Stored data:
————————

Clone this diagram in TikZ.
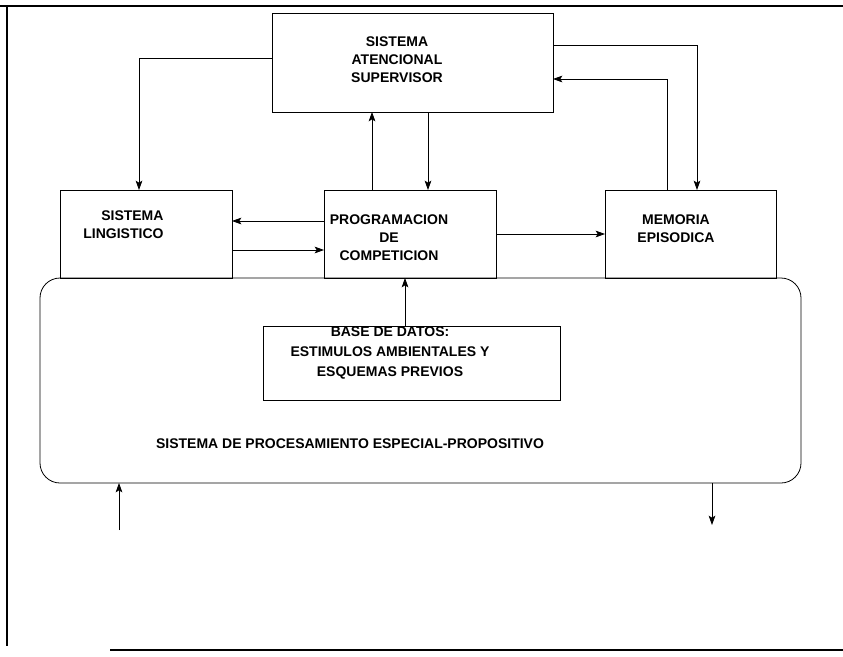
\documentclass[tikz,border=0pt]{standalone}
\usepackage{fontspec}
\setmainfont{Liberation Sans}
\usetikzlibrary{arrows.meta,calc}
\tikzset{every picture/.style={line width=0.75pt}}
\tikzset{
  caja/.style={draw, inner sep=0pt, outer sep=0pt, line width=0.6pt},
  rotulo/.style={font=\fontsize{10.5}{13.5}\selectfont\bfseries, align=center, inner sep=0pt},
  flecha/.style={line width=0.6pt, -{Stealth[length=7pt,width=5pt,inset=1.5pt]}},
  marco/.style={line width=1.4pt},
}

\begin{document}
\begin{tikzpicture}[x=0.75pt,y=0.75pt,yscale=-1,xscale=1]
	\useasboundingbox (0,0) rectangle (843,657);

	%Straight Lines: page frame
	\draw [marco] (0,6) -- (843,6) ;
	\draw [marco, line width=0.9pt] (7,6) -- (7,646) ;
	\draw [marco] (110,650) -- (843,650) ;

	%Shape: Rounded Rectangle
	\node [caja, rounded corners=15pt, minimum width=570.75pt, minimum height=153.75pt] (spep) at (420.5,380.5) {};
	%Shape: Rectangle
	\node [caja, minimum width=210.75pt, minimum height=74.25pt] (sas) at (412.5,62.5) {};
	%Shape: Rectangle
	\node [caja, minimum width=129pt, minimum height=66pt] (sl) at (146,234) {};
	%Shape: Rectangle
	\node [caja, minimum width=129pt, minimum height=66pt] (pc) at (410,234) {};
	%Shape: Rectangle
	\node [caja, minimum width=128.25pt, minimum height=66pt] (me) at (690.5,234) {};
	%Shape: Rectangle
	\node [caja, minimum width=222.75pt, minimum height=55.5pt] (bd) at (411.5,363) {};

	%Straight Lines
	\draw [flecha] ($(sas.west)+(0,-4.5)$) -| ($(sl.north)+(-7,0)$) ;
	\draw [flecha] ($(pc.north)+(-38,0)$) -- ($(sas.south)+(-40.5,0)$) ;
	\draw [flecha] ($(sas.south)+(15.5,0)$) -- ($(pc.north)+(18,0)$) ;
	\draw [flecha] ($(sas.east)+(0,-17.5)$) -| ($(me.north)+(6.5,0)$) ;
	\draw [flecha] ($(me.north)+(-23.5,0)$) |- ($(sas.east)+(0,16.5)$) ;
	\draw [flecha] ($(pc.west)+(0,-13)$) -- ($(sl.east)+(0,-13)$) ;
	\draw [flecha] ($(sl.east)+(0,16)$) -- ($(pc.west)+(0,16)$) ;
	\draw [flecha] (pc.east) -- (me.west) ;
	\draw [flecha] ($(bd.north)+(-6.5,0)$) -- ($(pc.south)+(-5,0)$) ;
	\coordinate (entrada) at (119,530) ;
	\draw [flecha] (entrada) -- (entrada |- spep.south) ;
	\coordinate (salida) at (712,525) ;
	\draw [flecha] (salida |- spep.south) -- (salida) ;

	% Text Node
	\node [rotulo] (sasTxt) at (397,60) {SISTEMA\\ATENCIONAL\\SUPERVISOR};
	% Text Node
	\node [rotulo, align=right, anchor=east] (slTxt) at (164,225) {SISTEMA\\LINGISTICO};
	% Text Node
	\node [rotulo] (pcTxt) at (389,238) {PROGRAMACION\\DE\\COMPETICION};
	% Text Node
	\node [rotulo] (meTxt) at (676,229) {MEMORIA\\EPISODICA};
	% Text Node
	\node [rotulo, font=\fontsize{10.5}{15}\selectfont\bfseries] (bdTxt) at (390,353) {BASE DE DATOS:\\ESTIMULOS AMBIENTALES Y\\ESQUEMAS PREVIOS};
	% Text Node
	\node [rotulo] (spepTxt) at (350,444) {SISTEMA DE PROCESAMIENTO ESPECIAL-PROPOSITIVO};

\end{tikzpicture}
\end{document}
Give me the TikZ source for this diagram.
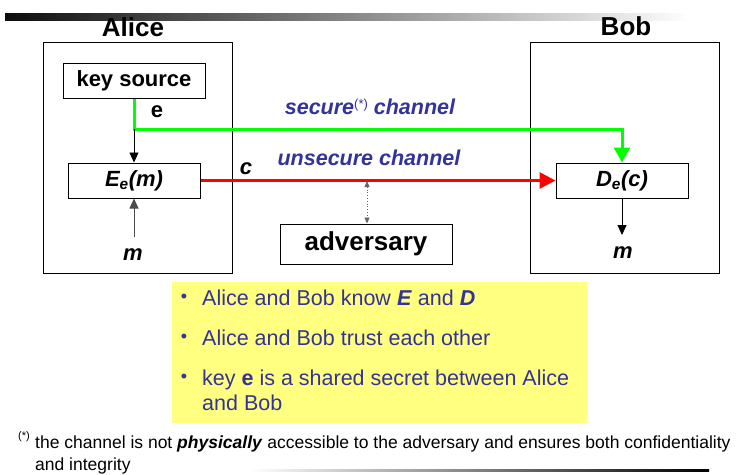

————————

Task brief: Write the records above out again exactly, with no pictures in your copy.

Result of this task:
Clone this diagram in TikZ.
\documentclass[tikz,border=0pt]{standalone}
\usepackage{fontspec}
\setmainfont{Liberation Sans}
\usetikzlibrary{arrows.meta,calc}
\tikzset{every picture/.style={line width=0.75pt}}
\tikzset{
  caja/.style={draw, inner sep=0pt, outer sep=0pt, line width=0.6pt},
  rotulo/.style={font=\fontsize{10.5}{13.5}\selectfont\bfseries, align=center, inner sep=0pt},
  flecha/.style={line width=0.6pt, -{Stealth[length=7pt,width=5pt,inset=1.5pt]}},
  marco/.style={line width=1.4pt},
}

\begin{document}
\begin{tikzpicture}[x=0.75pt,y=0.75pt,yscale=-1,xscale=1]
	\useasboundingbox (0,0) rectangle (843,657);

	%Straight Lines: page frame
	\draw [marco] (0,6) -- (843,6) ;
	\draw [marco, line width=0.9pt] (7,6) -- (7,646) ;
	\draw [marco] (110,650) -- (843,650) ;

	%Shape: Rounded Rectangle
	\node [caja, rounded corners=15pt, minimum width=570.75pt, minimum height=153.75pt] (spep) at (420.5,380.5) {};
	%Shape: Rectangle
	\node [caja, minimum width=210.75pt, minimum height=74.25pt] (sas) at (412.5,62.5) {};
	%Shape: Rectangle
	\node [caja, minimum width=129pt, minimum height=66pt] (sl) at (146,234) {};
	%Shape: Rectangle
	\node [caja, minimum width=129pt, minimum height=66pt] (pc) at (410,234) {};
	%Shape: Rectangle
	\node [caja, minimum width=128.25pt, minimum height=66pt] (me) at (690.5,234) {};
	%Shape: Rectangle
	\node [caja, minimum width=222.75pt, minimum height=55.5pt] (bd) at (411.5,363) {};

	%Straight Lines
	\draw [flecha] ($(sas.west)+(0,-4.5)$) -| ($(sl.north)+(-7,0)$) ;
	\draw [flecha] ($(pc.north)+(-38,0)$) -- ($(sas.south)+(-40.5,0)$) ;
	\draw [flecha] ($(sas.south)+(15.5,0)$) -- ($(pc.north)+(18,0)$) ;
	\draw [flecha] ($(sas.east)+(0,-17.5)$) -| ($(me.north)+(6.5,0)$) ;
	\draw [flecha] ($(me.north)+(-23.5,0)$) |- ($(sas.east)+(0,16.5)$) ;
	\draw [flecha] ($(pc.west)+(0,-13)$) -- ($(sl.east)+(0,-13)$) ;
	\draw [flecha] ($(sl.east)+(0,16)$) -- ($(pc.west)+(0,16)$) ;
	\draw [flecha] (pc.east) -- (me.west) ;
	\draw [flecha] ($(bd.north)+(-6.5,0)$) -- ($(pc.south)+(-5,0)$) ;
	\coordinate (entrada) at (119,530) ;
	\draw [flecha] (entrada) -- (entrada |- spep.south) ;
	\coordinate (salida) at (712,525) ;
	\draw [flecha] (salida |- spep.south) -- (salida) ;

	% Text Node
	\node [rotulo] (sasTxt) at (397,60) {SISTEMA\\ATENCIONAL\\SUPERVISOR};
	% Text Node
	\node [rotulo, align=right, anchor=east] (slTxt) at (164,225) {SISTEMA\\LINGISTICO};
	% Text Node
	\node [rotulo] (pcTxt) at (389,238) {PROGRAMACION\\DE\\COMPETICION};
	% Text Node
	\node [rotulo] (meTxt) at (676,229) {MEMORIA\\EPISODICA};
	% Text Node
	\node [rotulo, font=\fontsize{10.5}{15}\selectfont\bfseries] (bdTxt) at (390,353) {BASE DE DATOS:\\ESTIMULOS AMBIENTALES Y\\ESQUEMAS PREVIOS};
	% Text Node
	\node [rotulo] (spepTxt) at (350,444) {SISTEMA DE PROCESAMIENTO ESPECIAL-PROPOSITIVO};

\end{tikzpicture}
\end{document}
Give me the TikZ source for this diagram.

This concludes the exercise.